For the reasons explained above, defendants' motion for summary judgment on *476 the grounds of collateral estoppel is hereby granted.

SO ORDERED.

NOTES

[1] On March 14, 1990, Feldstein was dismissed from an administrative position at the Arthur Kill Correctional Facility of the New York State Department of Corrections. He commenced his action under New York Civil Service Law on March 25 of that year.

[2] An exception to this rule, stemming from the damage limitation provision applicable to Article 78 proceedings, arises when a plaintiff seeks relief that the original forum cannot award. See Davidson v. Capuano, 792 F.2d 275, 278-82 (2d Cir.1986). However, this exception does not apply to the plaintiff in this case since he seeks only injunctive relief, which is available in an Article 78 proceeding.

[3] It is worth noting, however, that Feldstein's federal complaint suffers from the same defect as before, in that nowhere does Feldstein allege that DCA has disseminated the allegedly defamatory information, or even that DCA is likely to do so. See Brandt, 820 F.2d at 44-46.

[4] Before 1986, there was no set time limit in which a winner of a motion must draw up an order and enter that order on the decision; rather, the winner's incentive rested on the loser's appeal time running from the moment of entry. Now, pursuant to 22 NYCRR 202.48, an order must be settled or submitted for signature within 60 days after filing of the decision. Failure to submit on time constitutes an abandonment of the motion or action unless the party seeking submission provides good cause as to why late entry should be permitted. See In re Kerrigan, 169 A.D.2d 833, 565 N.Y.S.2d 203 (2d Dep't 1991).

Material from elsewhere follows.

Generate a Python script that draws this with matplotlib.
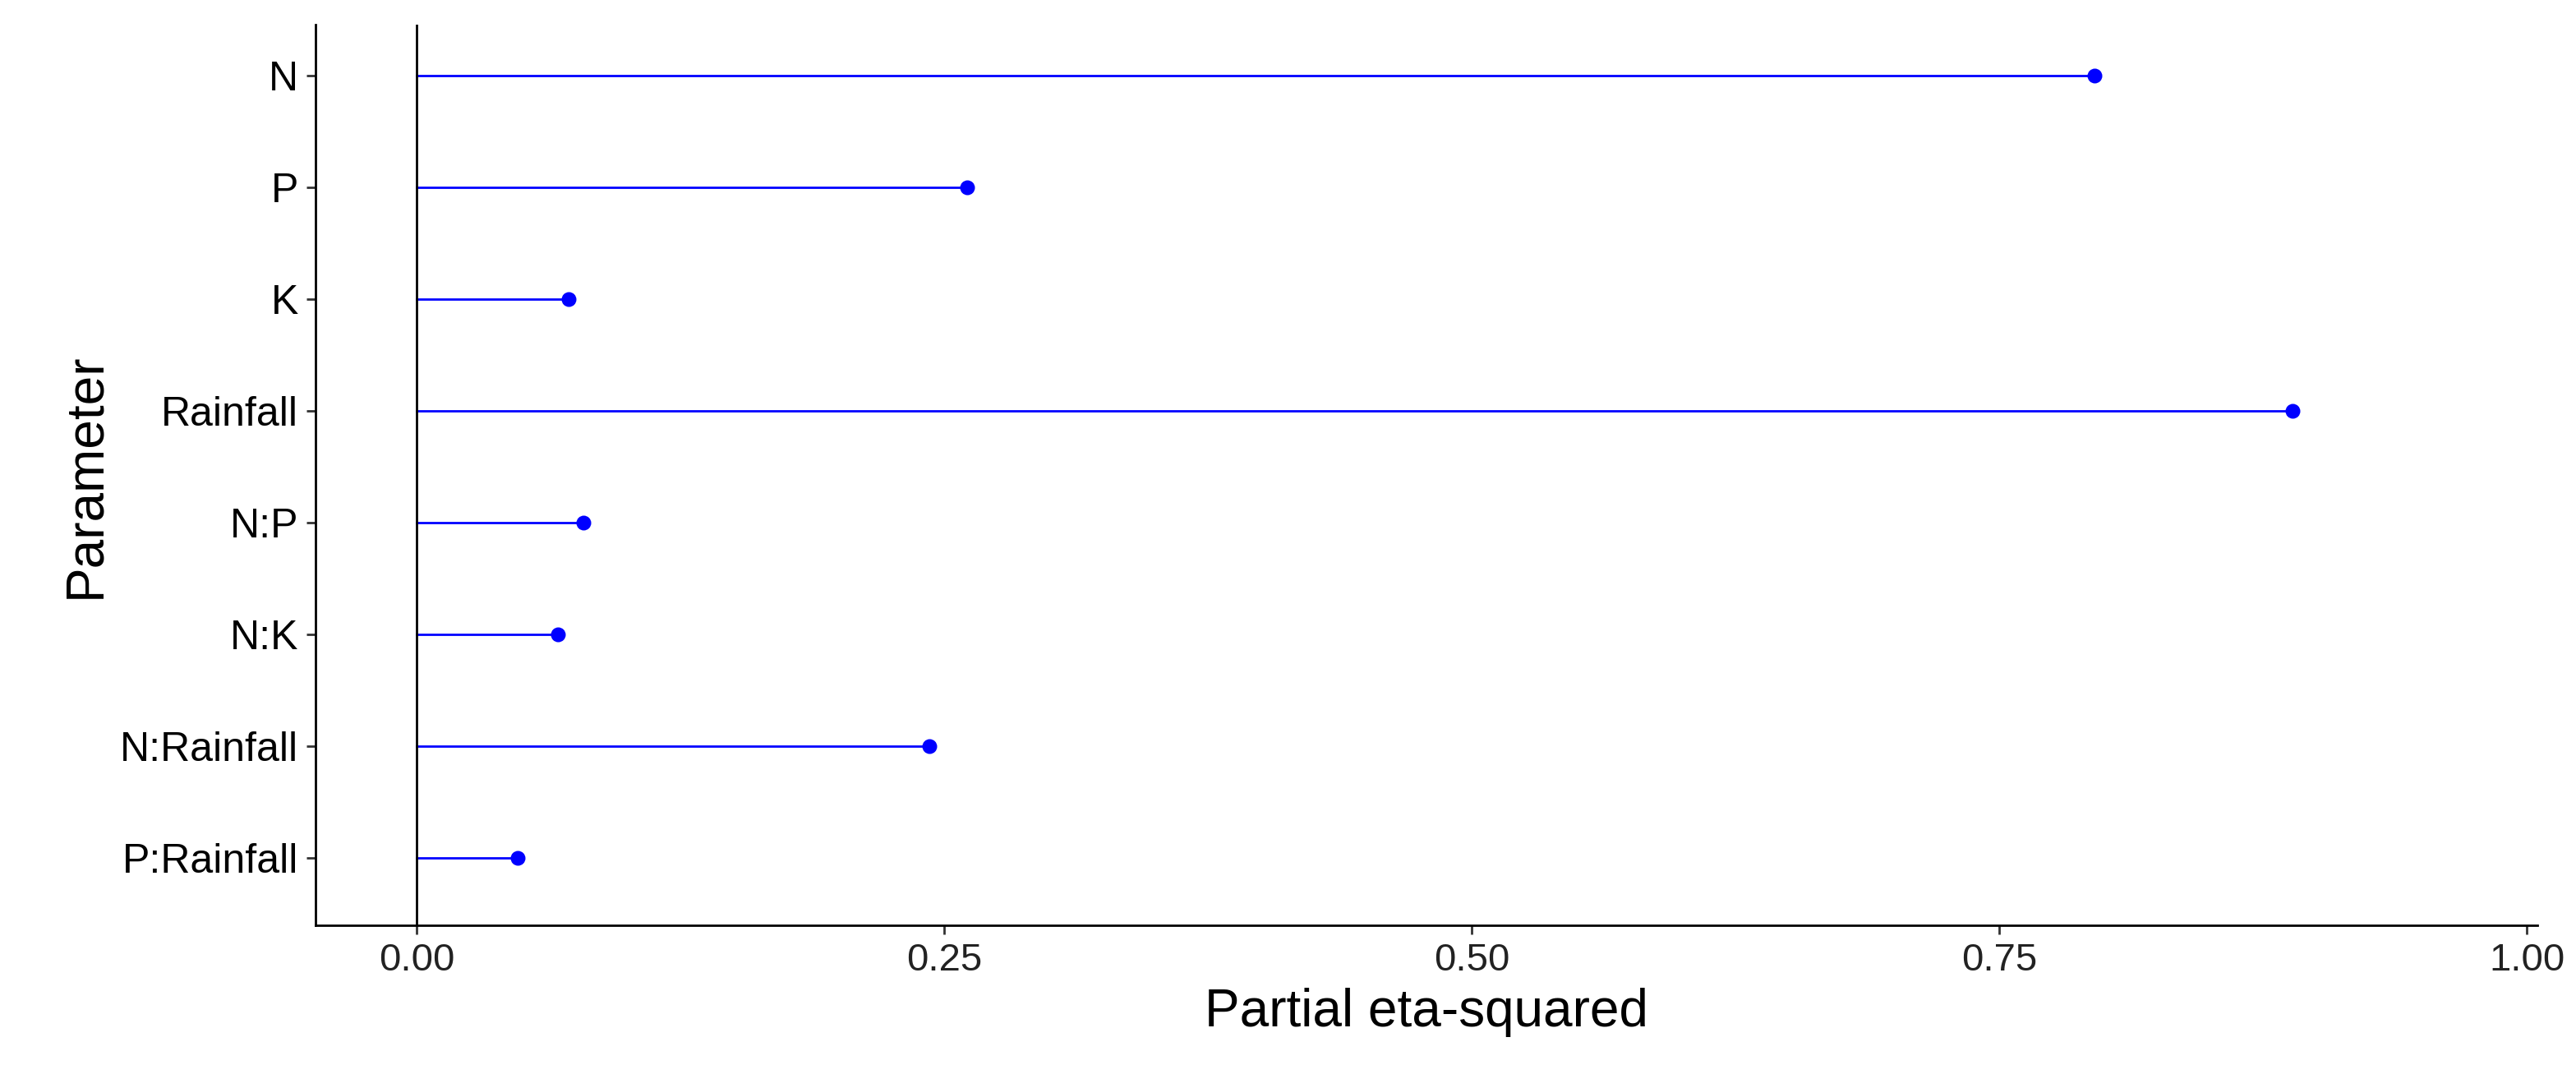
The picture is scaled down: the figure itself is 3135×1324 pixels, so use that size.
import matplotlib
matplotlib.use("Agg")
import matplotlib.pyplot as plt

plt.rcParams['font.family'] = ['Liberation Sans', 'DejaVu Sans']

params = ["N", "P", "K", "Rainfall", "N:P", "N:K", "N:Rainfall", "P:Rainfall"]
eta_sq = [0.795, 0.261, 0.072, 0.889, 0.079, 0.067, 0.243, 0.048]
xticks = [0.00, 0.25, 0.50, 0.75, 1.00]
xticklabels = ["0.00", "0.25", "0.50", "0.75", "1.00"]

fig = plt.figure(figsize=(15.675, 6.62), dpi=200)
ax = fig.add_axes([0.1224, 0.1495, 0.8626, 0.8275])
n = len(params)
ys = [n - 1 - i for i in range(n)]
for y, v in zip(ys, eta_sq):
    ax.plot([0, v], [y, y], color="blue", lw=1.0)
ax.scatter(eta_sq, ys, color="blue", s=30, zorder=3)
ax.axvline(0, color="black", lw=1.0)
ax.set_xlim(-0.048, 1.005)
ax.set_ylim(-0.6, n - 1 + 0.45)
ax.set_yticks(ys)
ax.set_yticklabels(params, fontsize=18)
ax.set_xticks(xticks)
ax.set_xticklabels(xticklabels, fontsize=17, color="#222222")
ax.set_xlabel("Partial eta-squared", fontsize=23)
ax.set_ylabel("Parameter", fontsize=23)
for s in ["top", "right"]:
    ax.spines[s].set_visible(False)
for s in ["left", "bottom"]:
    ax.spines[s].set_linewidth(1.0)
ax.tick_params(length=4, width=1.0, color="#333333")
fig.savefig("out.png", dpi=200)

[5] In the words of the Appellate Division's February 2, 1992 order, Feldstein moved "for leave to prosecute, as a poor person, the appeal from an order of the Supreme Court, New York County, entered on or about December 24, 1991, and for leave to have the appeal heard on the original record and upon a reproduced appellant's brief, and for other relief, including a free copy of the transcript." The court denied in part and granted in part Feldstein's motion.